**WHAT YOU HAVE TO DO**: Restate the data below word for word. Skip any images it contains.

**MATERIAL**:
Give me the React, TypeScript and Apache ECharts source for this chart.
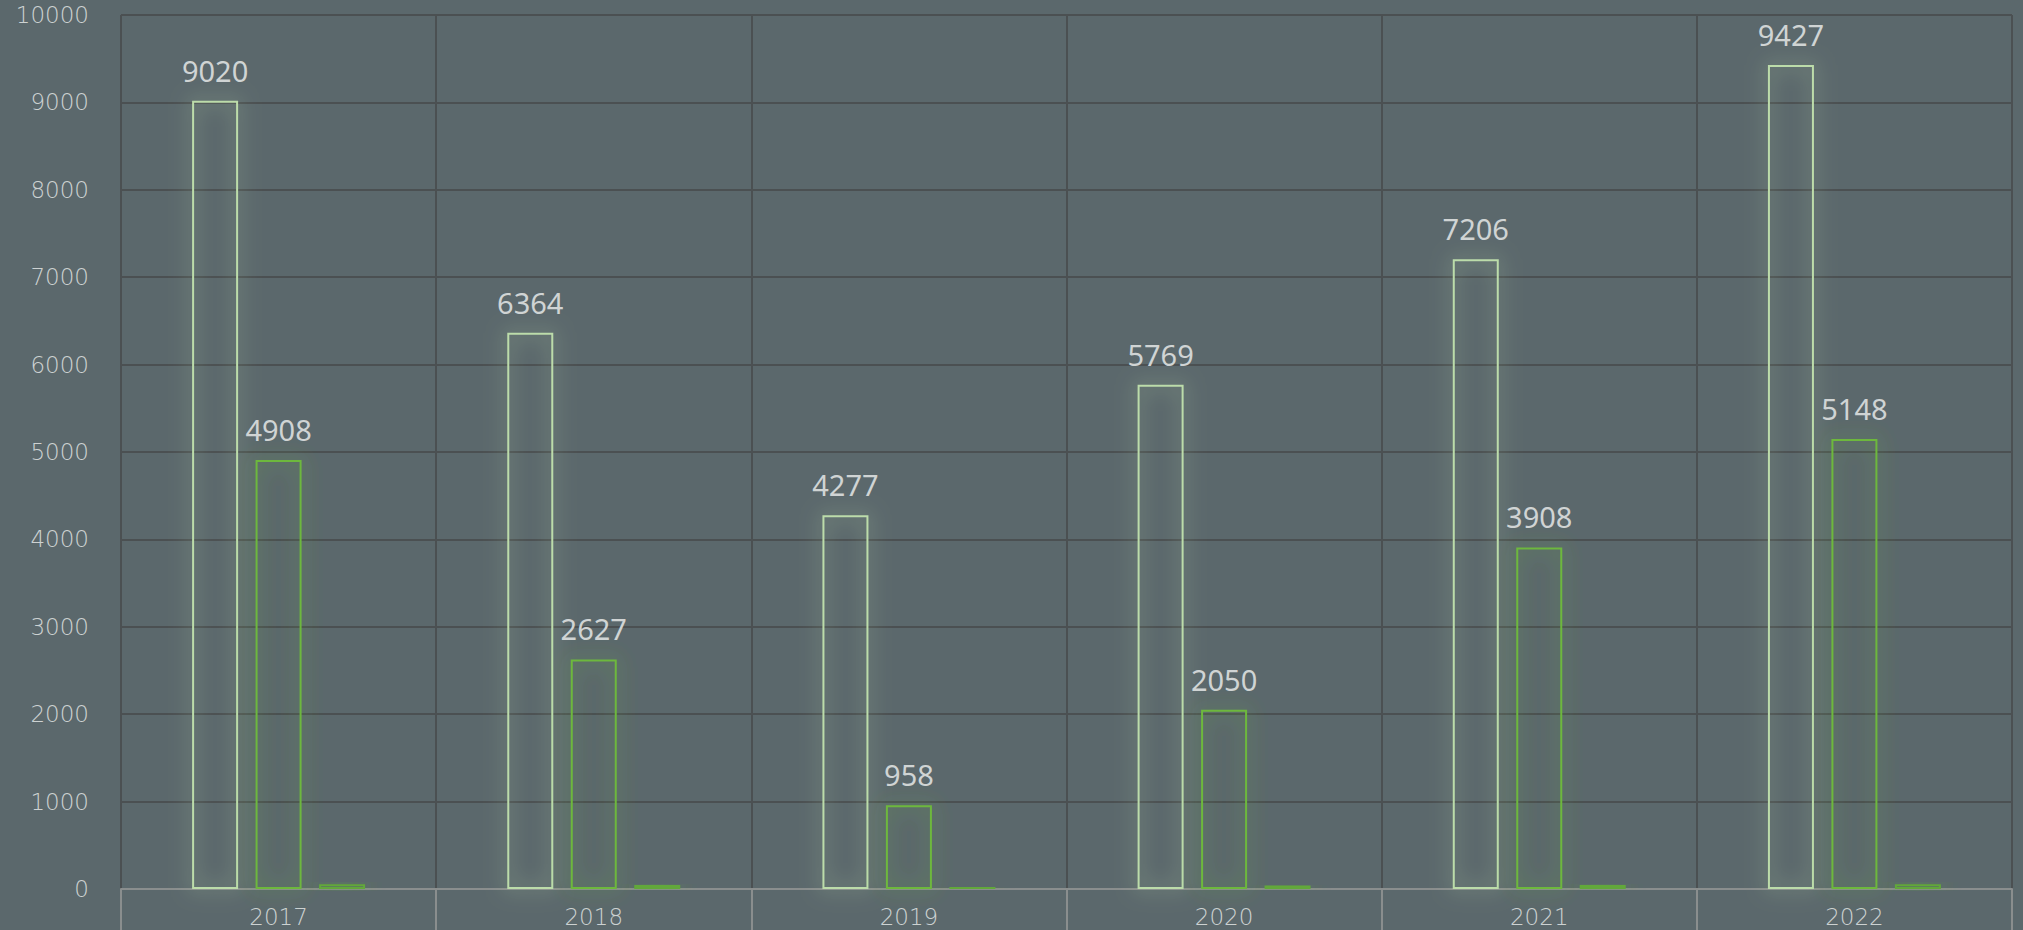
import React, { useEffect, useRef } from "react";
import * as echarts from "echarts";

const categories = ["2017", "2018", "2019", "2020", "2021", "2022"];
const seriesA = [9020, 6364, 4277, 5769, 7206, 9427];
const seriesB = [4908, 2627, 958, 2050, 3908, 5148];
const seriesC = [55, 45, 28, 40, 45, 55];
const yTicks = { min: 0, max: 10000, interval: 1000 };

export default function App() {
  const ref = useRef<HTMLDivElement>(null);
  useEffect(() => {
    document.body.style.margin = "0";
    document.body.style.background = "#5b686c";
    const chart = echarts.init(ref.current!, null, { renderer: "svg" });
    const labelStyle = {
      show: true,
      position: "top",
      distance: 16,
      color: "#d0d4d4",
      fontFamily: "Noto Sans",
      fontSize: 29,
    };
    const mk = (name: string, data: number[], color: string, showLabel: boolean) => ({
      name,
      type: "bar",
      data,
      barWidth: 46,
      barGap: "38%",
      itemStyle: {
        color: "rgba(0,0,0,0)",
        borderColor: color,
        borderWidth: 2,
        shadowColor: color,
        shadowBlur: 20,
      },
      label: showLabel ? labelStyle : { show: false },
    });
    chart.setOption({
      animation: false,
      backgroundColor: "#5b686c",
      grid: { left: 121, right: 11, top: 15, bottom: 41 },
      xAxis: {
        type: "category",
        data: categories,
        axisLine: { lineStyle: { color: "#8a8e8e", width: 2 } },
        axisTick: { show: true, length: 45, lineStyle: { color: "#8a8e8e", width: 2 } },
        axisLabel: {
          color: "#cdd2d2",
          fontFamily: "DejaVu Sans",
          fontWeight: 200,
          fontSize: 23,
          margin: 16,
        },
        splitLine: { show: true, lineStyle: { color: "#4b5052", width: 2 } },
      },
      yAxis: {
        type: "value",
        min: yTicks.min,
        max: yTicks.max,
        interval: yTicks.interval,
        axisLine: { show: false },
        axisTick: { show: false },
        axisLabel: {
          color: "#cdd2d2",
          fontFamily: "DejaVu Sans",
          fontWeight: 200,
          fontSize: 23,
          margin: 32,
          formatter: (v: number) => String(v),
        },
        splitLine: { lineStyle: { color: "#4b5052", width: 2 } },
      },
      series: [
        mk("A", seriesA, "#bcdcaa", true),
        mk("B", seriesB, "#6db83e", true),
        mk("C", seriesC, "#62a83a", false),
      ],
    });
    return () => chart.dispose();
  }, []);
  return <div ref={ref} style={{ width: 2023, height: 930 }} />;
}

**WRITTEN ANSWER**:
Give me the React, TypeScript and Apache ECharts source for this chart.
import React, { useEffect, useRef } from "react";
import * as echarts from "echarts";

const categories = ["2017", "2018", "2019", "2020", "2021", "2022"];
const seriesA = [9020, 6364, 4277, 5769, 7206, 9427];
const seriesB = [4908, 2627, 958, 2050, 3908, 5148];
const seriesC = [55, 45, 28, 40, 45, 55];
const yTicks = { min: 0, max: 10000, interval: 1000 };

export default function App() {
  const ref = useRef<HTMLDivElement>(null);
  useEffect(() => {
    document.body.style.margin = "0";
    document.body.style.background = "#5b686c";
    const chart = echarts.init(ref.current!, null, { renderer: "svg" });
    const labelStyle = {
      show: true,
      position: "top",
      distance: 16,
      color: "#d0d4d4",
      fontFamily: "Noto Sans",
      fontSize: 29,
    };
    const mk = (name: string, data: number[], color: string, showLabel: boolean) => ({
      name,
      type: "bar",
      data,
      barWidth: 46,
      barGap: "38%",
      itemStyle: {
        color: "rgba(0,0,0,0)",
        borderColor: color,
        borderWidth: 2,
        shadowColor: color,
        shadowBlur: 20,
      },
      label: showLabel ? labelStyle : { show: false },
    });
    chart.setOption({
      animation: false,
      backgroundColor: "#5b686c",
      grid: { left: 121, right: 11, top: 15, bottom: 41 },
      xAxis: {
        type: "category",
        data: categories,
        axisLine: { lineStyle: { color: "#8a8e8e", width: 2 } },
        axisTick: { show: true, length: 45, lineStyle: { color: "#8a8e8e", width: 2 } },
        axisLabel: {
          color: "#cdd2d2",
          fontFamily: "DejaVu Sans",
          fontWeight: 200,
          fontSize: 23,
          margin: 16,
        },
        splitLine: { show: true, lineStyle: { color: "#4b5052", width: 2 } },
      },
      yAxis: {
        type: "value",
        min: yTicks.min,
        max: yTicks.max,
        interval: yTicks.interval,
        axisLine: { show: false },
        axisTick: { show: false },
        axisLabel: {
          color: "#cdd2d2",
          fontFamily: "DejaVu Sans",
          fontWeight: 200,
          fontSize: 23,
          margin: 32,
          formatter: (v: number) => String(v),
        },
        splitLine: { lineStyle: { color: "#4b5052", width: 2 } },
      },
      series: [
        mk("A", seriesA, "#bcdcaa", true),
        mk("B", seriesB, "#6db83e", true),
        mk("C", seriesC, "#62a83a", false),
      ],
    });
    return () => chart.dispose();
  }, []);
  return <div ref={ref} style={{ width: 2023, height: 930 }} />;
}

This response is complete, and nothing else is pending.